Di sisi lain terdapat fakta bahwa istri menggugat cerai ketika suami melakukan kekerasan, tetapi sayangnya beberapa menggugat perceraian dikarenakan kesalah pahaman atau kegagalan adaptasi pernikahan. Dalam peraturan pemerintah republic indonesia nomor 9 tahun 1975 tentang pelaksanaan undang-undang n0mor 1 tahun 1974 tentang perkawinan pasal 9 menyebutkan perceraian dapat terjadi karena beberapa alasan berikut:

a. Salah satu pihak berbuat zina atau menjadi pemabuk, pemadat, penjudi, dan lain sebagainya yang sukar disembuhkan;

b. Salah satu pihak meninggalkan pihak lain selama 2 (dua) tahun berturut-turut tanpa izin pihak lain dan tanpa alasan yang sah atau karena hal lain diluar kemampuannya;

c. Salah satu pihak mendapat hukuman penjara 5 (lima) tahun atau hukuman yang lebih berat setelah perkawinan berlangsung;

d. Salah satu pihak melakukan kekejaman atau penganiayaan berat yang membahayakan pihak yang lain;

e. Salah satu pihak mendapat cacat badan atau penyakit dengan akibat tidak dapat menjalankan kewajibannya sebagai suami/isteri;

f. Antara suami dan istri terus-menerus terjadi perselisihan dan pertengkaran dan tidak ada harapan akan hidup rukun lagi dalam rumah tangga.

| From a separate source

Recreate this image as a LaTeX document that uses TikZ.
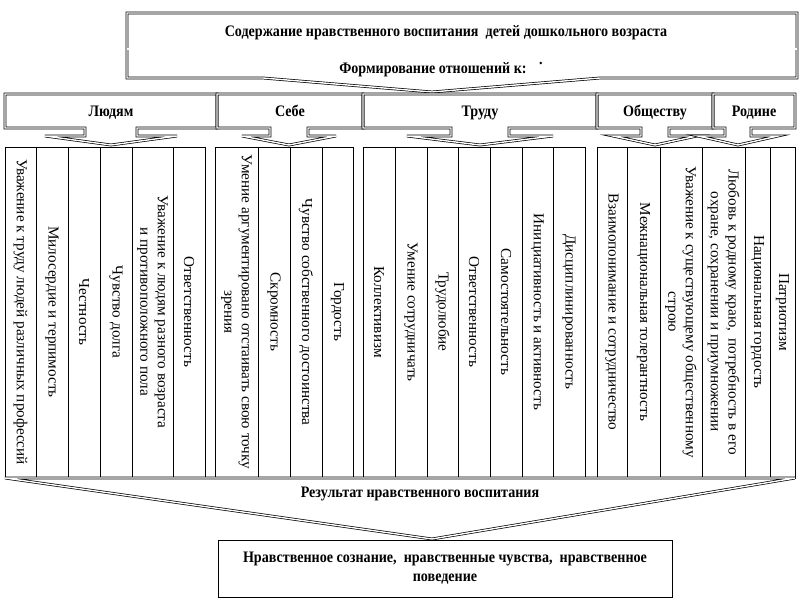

Memaksakan diri di dalam hubungan pernikahan yang sudah tidak bisa lagi nyaman untuk dijalani membuat keduanya saling memberikan luka satu sama lain, dampaknya pun dirasakan oleh anak. Perbedaan pola pikir keduanya pun kerap menjadi asal mula pertengkaran yang terjadi, dengan menikah keduanya terbuka satu sama lain atas sikap baik dan buruk di sisi lain kurangnya kompromi antara suami dan istri yang kerap membuat pertengkaran berujung pada perceraian. Permasalah pun kerap disebabkan karena alasan lain seperti sexs, kesenjangan pendapatan, perbedaan pekerjaan dan hal lainnya yang bisa membuat keduanya bertengkar hebat. Dalam pertengkaran yang tidak terkendali bisa terjadi kemungkinan untuk adanya tindakan kekerasan yang dilakukan oleh salah satu pihak hingga pihak lainnya memilih berpisah/cerai.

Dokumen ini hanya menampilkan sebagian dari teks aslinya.